Natürlich sind wir als Leistungserbringer aufgefordert, alle relevanten Daten in die ePA einzustellen – wenn die Patientin oder der Patient das wünscht. Hier gibt es ja bereits konkrete gesetzliche Vorgaben. Bisher funktioniert jedoch die Übertragung von Befunden über KIM deutlich besser als direkt über die ePA, sodass viele Kolleginnen und Kollegen nachvollziehbarerweise diesen Weg wählen, wenn sie einen Befund mit einer Kollegin oder einem Kollegen teilen möchten. Das konterkariert natürlich die Grundidee der ePA, alle Befunde für alle Befugten zugänglich zu machen. Das Einstellen in die ePA muss also attraktiver werden: Es braucht unbedingt eine automatisierte Übertragung der Daten aus dem PVS in die ePA. Nur die Verpflichtungskeule zu schwingen, ist zu wenig. Es muss auch vernünftig umgesetzt werden.
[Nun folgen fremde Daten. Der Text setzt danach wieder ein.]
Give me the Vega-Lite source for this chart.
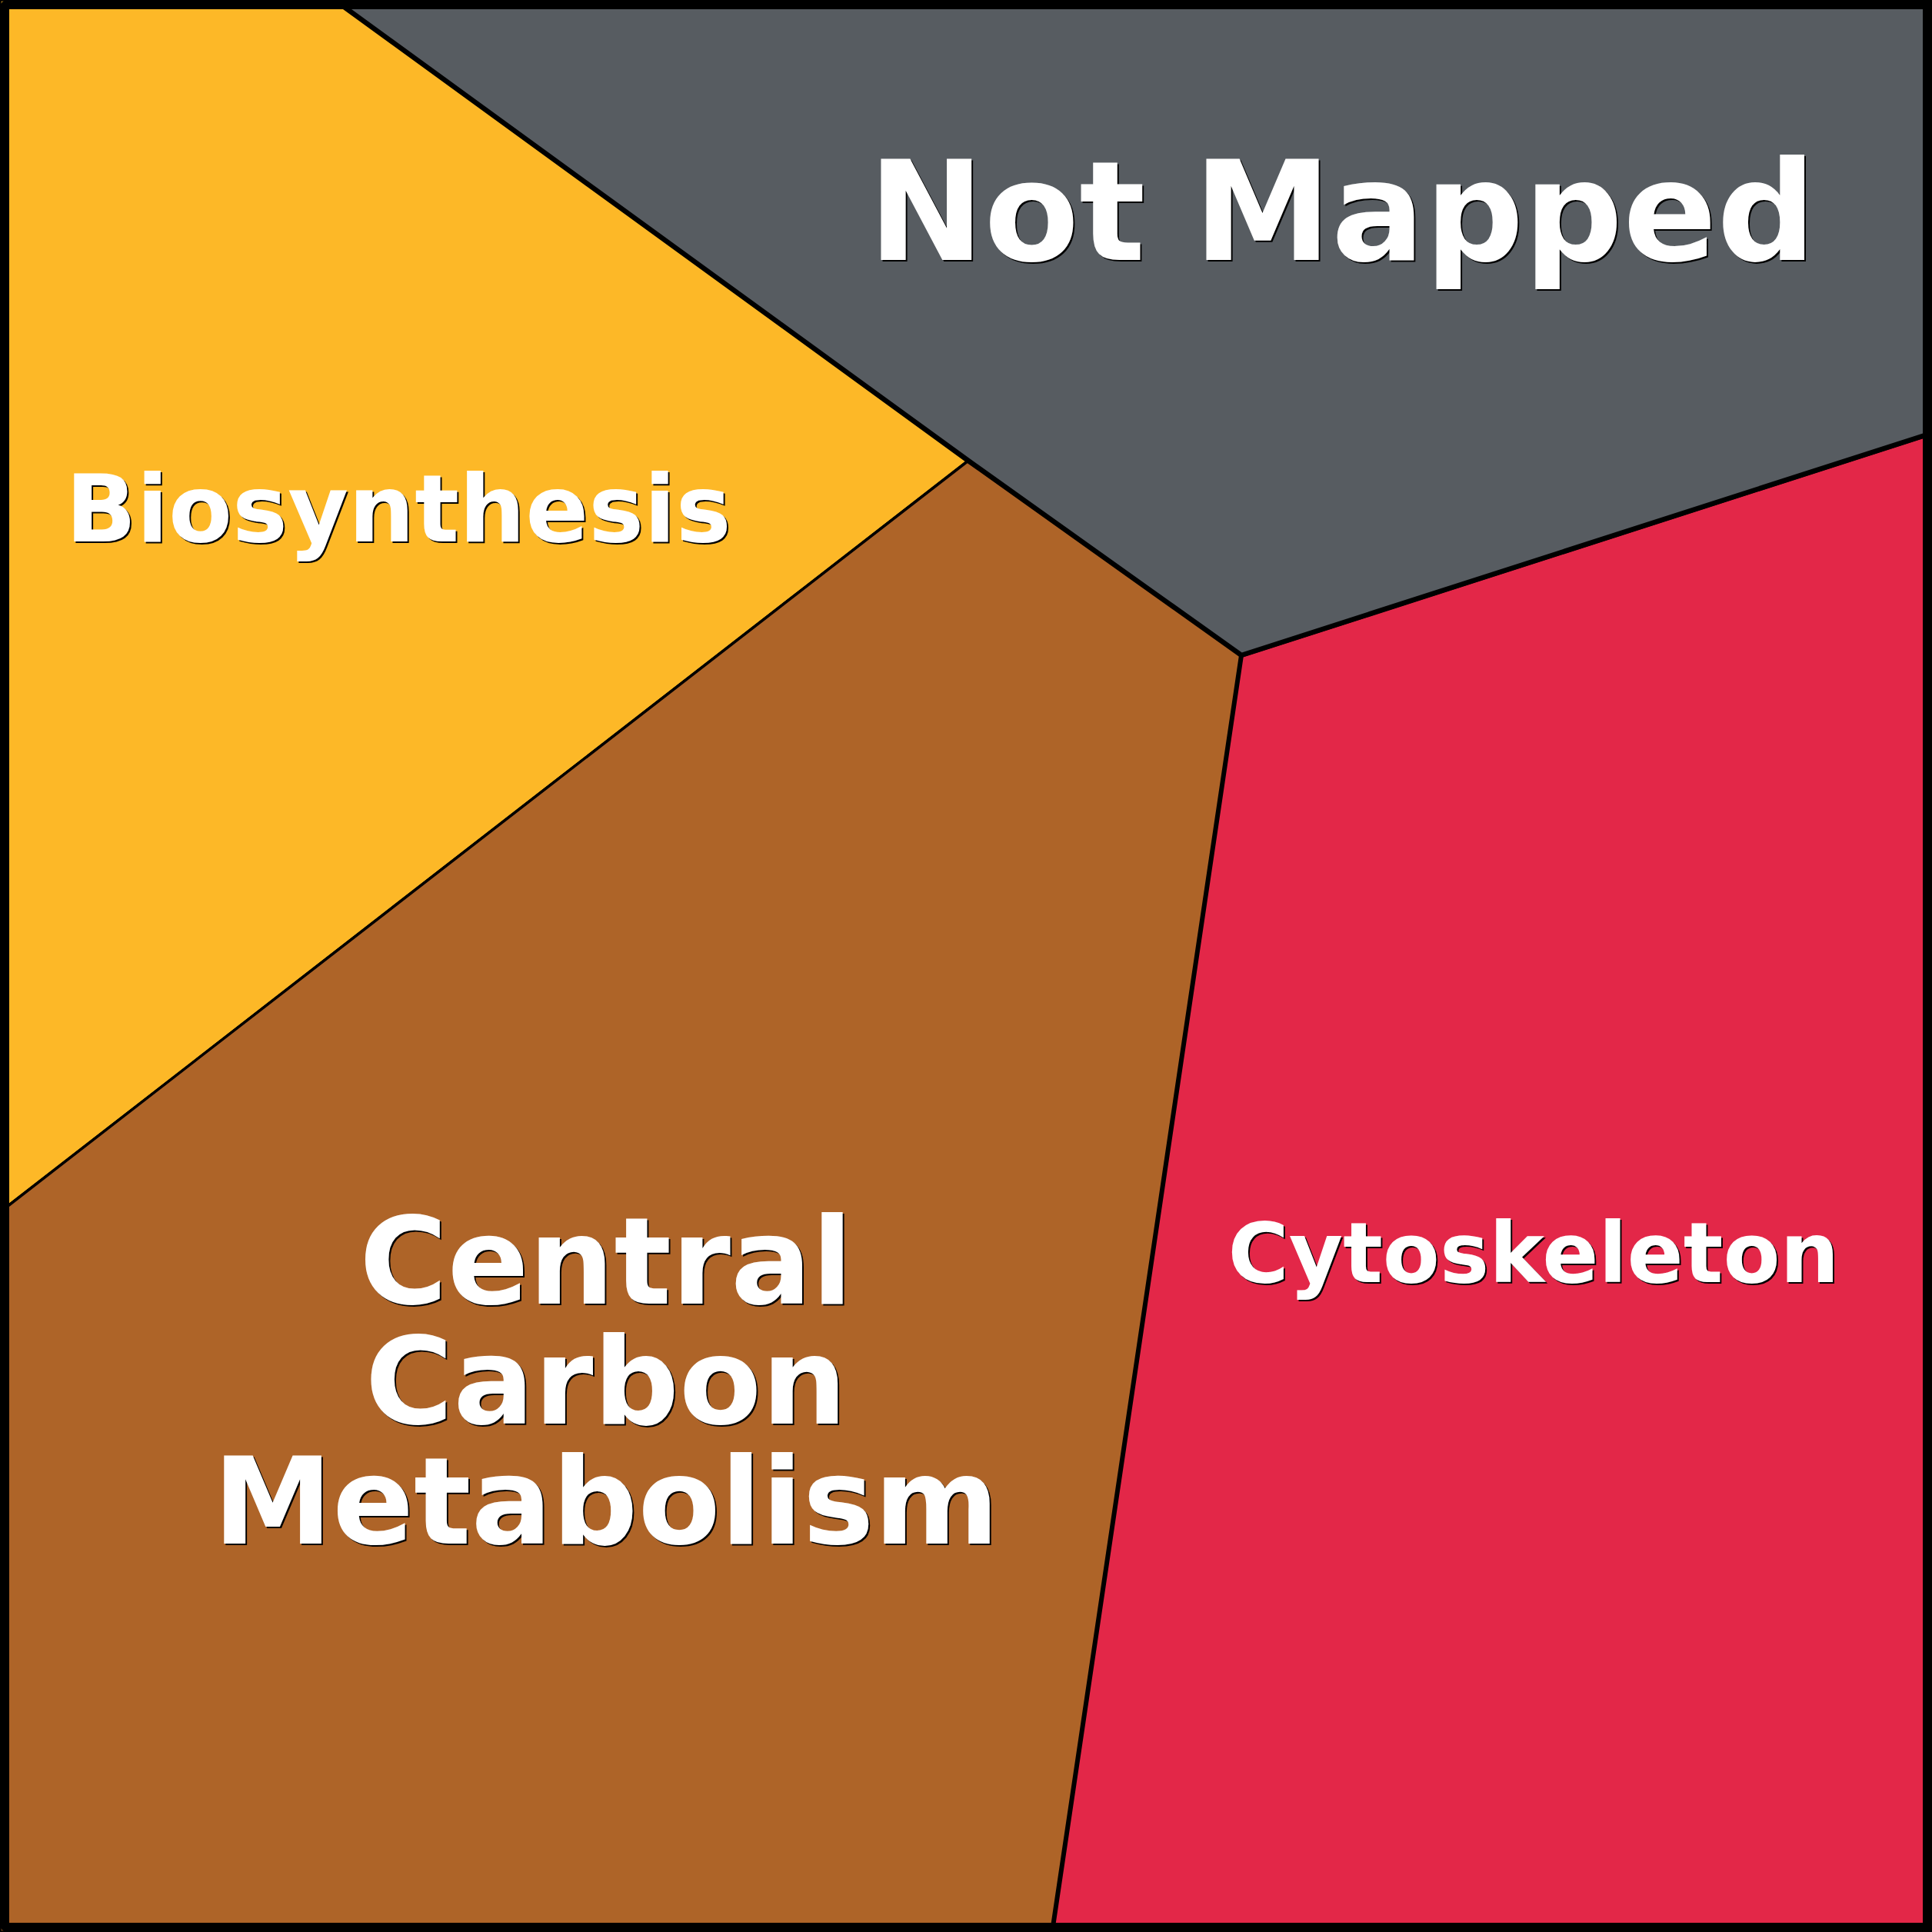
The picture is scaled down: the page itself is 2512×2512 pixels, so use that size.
{
  "$schema": "https://vega.github.io/schema/vega-lite/v6.json",
  "width": 2512,
  "height": 2512,
  "autosize": "none",
  "padding": 0,
  "background": "white",
  "config": {"view": {"stroke": null}},
  "datasets": {
    "cells": [
      {"cell": "Biosynthesis", "i": 0, "x": 0, "y": 0},
      {"cell": "Biosynthesis", "i": 1, "x": 435, "y": 0},
      {"cell": "Biosynthesis", "i": 2, "x": 1259, "y": 599},
      {"cell": "Biosynthesis", "i": 3, "x": 0, "y": 1576},
      {"cell": "Biosynthesis", "i": 4, "x": 0, "y": 0},
      {"cell": "Central Carbon Metabolism", "i": 0, "x": 0, "y": 2512},
      {"cell": "Central Carbon Metabolism", "i": 1, "x": 0, "y": 1576},
      {"cell": "Central Carbon Metabolism", "i": 2, "x": 1259, "y": 599},
      {"cell": "Central Carbon Metabolism", "i": 3, "x": 1614, "y": 852},
      {"cell": "Central Carbon Metabolism", "i": 4, "x": 1368, "y": 2512},
      {"cell": "Central Carbon Metabolism", "i": 5, "x": 0, "y": 2512},
      {"cell": "Cytoskeleton", "i": 0, "x": 2512, "y": 2512},
      {"cell": "Cytoskeleton", "i": 1, "x": 1368, "y": 2512},
      {"cell": "Cytoskeleton", "i": 2, "x": 1614, "y": 852},
      {"cell": "Cytoskeleton", "i": 3, "x": 2512, "y": 563},
      {"cell": "Cytoskeleton", "i": 4, "x": 2512, "y": 2512},
      {"cell": "Not Mapped", "i": 0, "x": 2512, "y": 0},
      {"cell": "Not Mapped", "i": 1, "x": 2512, "y": 563},
      {"cell": "Not Mapped", "i": 2, "x": 1614, "y": 852},
      {"cell": "Not Mapped", "i": 3, "x": 1259, "y": 599},
      {"cell": "Not Mapped", "i": 4, "x": 435, "y": 0},
      {"cell": "Not Mapped", "i": 5, "x": 2512, "y": 0}
    ],
    "labels": [
      {"label": "Not Mapped", "x": 1745, "y": 338},
      {"label": "Biosynthesis", "x": 518, "y": 704},
      {"label": "Cytoskeleton", "x": 1994, "y": 1667},
      {"label": "Central\nCarbon\nMetabolism", "x": 788, "y": 1695}
    ]
  },
  "encoding": {
    "x": {"field": "x", "type": "quantitative", "scale": {"domain": [0, 2512], "nice": false, "zero": false}, "axis": null},
    "y": {"field": "y", "type": "quantitative", "scale": {"domain": [0, 2512], "nice": false, "zero": false, "reverse": true}, "axis": null}
  },
  "layer": [
    {
      "data": {"name": "cells"},
      "transform": [{"filter": "datum.cell === 'Biosynthesis'"}],
      "mark": {"type": "line", "stroke": "black", "strokeWidth": 3.5},
      "encoding": {
        "order": {"field": "i", "type": "quantitative"},
        "fill": {"field": "cell", "type": "nominal", "legend": null,
          "scale": {"domain": ["Biosynthesis", "Central Carbon Metabolism", "Cytoskeleton", "Not Mapped"], "range": ["#FDB827", "#AE6428", "#E32748", "#575C61"]}}
      }
    },
    {
      "data": {"name": "cells"},
      "transform": [{"filter": "datum.cell === 'Central Carbon Metabolism'"}],
      "mark": {"type": "line", "stroke": "black", "strokeWidth": 3.5},
      "encoding": {
        "order": {"field": "i", "type": "quantitative"},
        "fill": {"field": "cell", "type": "nominal", "legend": null}
      }
    },
    {
      "data": {"name": "cells"},
      "transform": [{"filter": "datum.cell === 'Cytoskeleton'"}],
      "mark": {"type": "line", "stroke": "black", "strokeWidth": 6},
      "encoding": {
        "order": {"field": "i", "type": "quantitative"},
        "fill": {"field": "cell", "type": "nominal", "legend": null}
      }
    },
    {
      "data": {"name": "cells"},
      "transform": [{"filter": "datum.cell === 'Not Mapped'"}],
      "mark": {"type": "line", "stroke": "black", "strokeWidth": 6.5},
      "encoding": {
        "order": {"field": "i", "type": "quantitative"},
        "fill": {"field": "cell", "type": "nominal", "legend": null}
      }
    },
    {
      "data": {"name": "labels"},
      "mark": {"type": "text", "font": "DejaVu Sans", "fontWeight": "bold", "align": "center", "baseline": "alphabetic", "lineBreak": "\n", "lineHeight": 156, "color": "black", "dx": 2, "dy": 2},
      "encoding": {
        "text": {"field": "label", "type": "nominal"},
        "size": {"field": "label", "type": "nominal", "legend": null,
          "scale": {"type": "ordinal", "domain": ["Not Mapped", "Biosynthesis", "Cytoskeleton", "Central\nCarbon\nMetabolism"], "range": [180, 121, 108, 156]}}
      }
    },
    {
      "data": {"name": "labels"},
      "mark": {"type": "text", "font": "DejaVu Sans", "fontWeight": "bold", "align": "center", "baseline": "alphabetic", "lineBreak": "\n", "lineHeight": 156, "color": "white"},
      "encoding": {
        "text": {"field": "label", "type": "nominal"},
        "size": {"field": "label", "type": "nominal", "legend": null,
          "scale": {"type": "ordinal", "domain": ["Not Mapped", "Biosynthesis", "Cytoskeleton", "Central\nCarbon\nMetabolism"], "range": [180, 121, 108, 156]}}
      }
    },
    {
      "data": {"values": [{"x": 6, "y": 6, "x2": 2506, "y2": 2506}]},
      "mark": {"type": "rect", "fill": "transparent", "stroke": "black", "strokeWidth": 12, "cornerRadius": 3},
      "encoding": {
        "x": {"field": "x", "type": "quantitative"},
        "x2": {"field": "x2"},
        "y": {"field": "y", "type": "quantitative"},
        "y2": {"field": "y2"}
      }
    }
  ]
}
Patientinnen und Patienten sollen selbst entscheiden können, welche Dokumente für wen sichtbar sind. Das klingt zunächst einmal gut, bringt aber das Problem mit sich, dass man sich als Ärztin oder Arzt nie auf die Vollständigkeit der ePA wird verlassen können. Damit einher geht dann auch die Frage nach der Haftung: Wie ist erkennbar, welche Informationen der behandelnden Ärztin oder dem behandelnden Arzt zu einem spezifischen Zeitpunkt vorlagen? Dieses Problem gab und gibt es bisher auch schon, muss aber im Zuge der Etablierung der ePA erneut diskutiert und geklärt werden.
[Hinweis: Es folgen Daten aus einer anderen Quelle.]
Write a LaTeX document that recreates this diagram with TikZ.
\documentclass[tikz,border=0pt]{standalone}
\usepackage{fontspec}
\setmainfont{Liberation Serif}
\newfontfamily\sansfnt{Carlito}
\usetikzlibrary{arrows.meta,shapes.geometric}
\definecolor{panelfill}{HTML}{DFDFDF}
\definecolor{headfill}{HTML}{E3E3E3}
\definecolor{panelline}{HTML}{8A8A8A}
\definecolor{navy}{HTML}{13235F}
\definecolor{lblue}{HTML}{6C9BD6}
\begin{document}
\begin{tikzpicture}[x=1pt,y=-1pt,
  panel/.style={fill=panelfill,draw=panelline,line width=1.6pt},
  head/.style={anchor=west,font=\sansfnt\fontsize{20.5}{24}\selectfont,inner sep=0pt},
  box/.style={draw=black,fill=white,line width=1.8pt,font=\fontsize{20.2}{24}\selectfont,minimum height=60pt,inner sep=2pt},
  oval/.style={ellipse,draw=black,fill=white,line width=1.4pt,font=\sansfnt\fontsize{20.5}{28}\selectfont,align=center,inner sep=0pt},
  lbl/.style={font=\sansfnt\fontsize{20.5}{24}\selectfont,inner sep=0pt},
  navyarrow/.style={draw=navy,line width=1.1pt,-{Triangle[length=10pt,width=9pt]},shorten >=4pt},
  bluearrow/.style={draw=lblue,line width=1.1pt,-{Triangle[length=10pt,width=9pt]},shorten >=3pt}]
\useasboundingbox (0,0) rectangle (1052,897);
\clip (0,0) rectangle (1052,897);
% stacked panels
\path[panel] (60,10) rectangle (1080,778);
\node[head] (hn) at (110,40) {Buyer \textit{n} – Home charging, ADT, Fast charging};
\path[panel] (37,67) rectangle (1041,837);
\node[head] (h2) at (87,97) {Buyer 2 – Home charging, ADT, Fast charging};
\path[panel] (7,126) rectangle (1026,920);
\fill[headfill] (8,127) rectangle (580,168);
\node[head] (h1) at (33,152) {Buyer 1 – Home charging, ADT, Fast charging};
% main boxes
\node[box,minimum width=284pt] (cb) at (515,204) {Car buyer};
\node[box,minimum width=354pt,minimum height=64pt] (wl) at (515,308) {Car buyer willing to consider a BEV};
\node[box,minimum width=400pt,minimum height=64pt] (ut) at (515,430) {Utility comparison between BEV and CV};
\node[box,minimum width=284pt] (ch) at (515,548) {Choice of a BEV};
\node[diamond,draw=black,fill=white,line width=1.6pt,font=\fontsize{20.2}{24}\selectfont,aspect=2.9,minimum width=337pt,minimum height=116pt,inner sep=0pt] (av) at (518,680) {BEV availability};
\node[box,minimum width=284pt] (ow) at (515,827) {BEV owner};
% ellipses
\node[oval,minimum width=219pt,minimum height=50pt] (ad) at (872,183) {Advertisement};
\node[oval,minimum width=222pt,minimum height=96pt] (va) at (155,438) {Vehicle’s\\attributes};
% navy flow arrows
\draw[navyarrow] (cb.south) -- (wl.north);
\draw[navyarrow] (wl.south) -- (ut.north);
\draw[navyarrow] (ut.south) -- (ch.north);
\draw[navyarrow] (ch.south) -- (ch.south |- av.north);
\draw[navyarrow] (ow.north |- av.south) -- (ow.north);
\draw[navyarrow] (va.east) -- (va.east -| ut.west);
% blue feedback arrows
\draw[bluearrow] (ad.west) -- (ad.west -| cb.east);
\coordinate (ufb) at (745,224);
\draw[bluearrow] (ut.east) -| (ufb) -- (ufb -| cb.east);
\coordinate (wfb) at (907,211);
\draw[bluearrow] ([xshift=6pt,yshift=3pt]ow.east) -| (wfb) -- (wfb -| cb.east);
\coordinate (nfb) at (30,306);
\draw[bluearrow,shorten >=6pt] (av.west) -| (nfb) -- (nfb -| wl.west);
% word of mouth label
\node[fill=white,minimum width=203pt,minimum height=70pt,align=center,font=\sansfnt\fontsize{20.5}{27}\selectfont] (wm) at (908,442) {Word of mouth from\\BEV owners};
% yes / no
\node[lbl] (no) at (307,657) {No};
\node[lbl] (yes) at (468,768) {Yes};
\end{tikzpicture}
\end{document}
In Anbetracht all der Probleme im Umgang mit der ePA, wäre es ein Leichtes, frustriert den Kopf in den Sand zu stecken. Ich bin jedoch davon überzeugt, dass der potenzielle Mehrwert der ePA so groß ist, dass sich der Aufwand im engen Praxisalltag dennoch lohnt. Außerdem wird spätestens durch die Einführung der Opt-out ePA das Thema noch einmal dringlicher. Als Deutscher Hausärzteverband versuchen wir nicht nur die Probleme zu benennen, sondern auch mögliche Lösungsschritte vorzuschlagen – beispielsweise mit dem Eckpunktepapier zur Nutzung der elektronischen Patientenakte im hausärztlichen Versorgungsalltag, welches die AG Digitalisierung im Deutschen Hausärzteverband erarbeitet hat. Unser Ziel bleibt: Wir müssen die ePA zum Laufen bringen – nicht nur auf der Tonspur, sondern vor allem in der Praxis.
Dr. Kristina Spöhrer ist Sprecherin der Arbeitsgruppe Digitalisierung im Deutschen Hausärzteverband.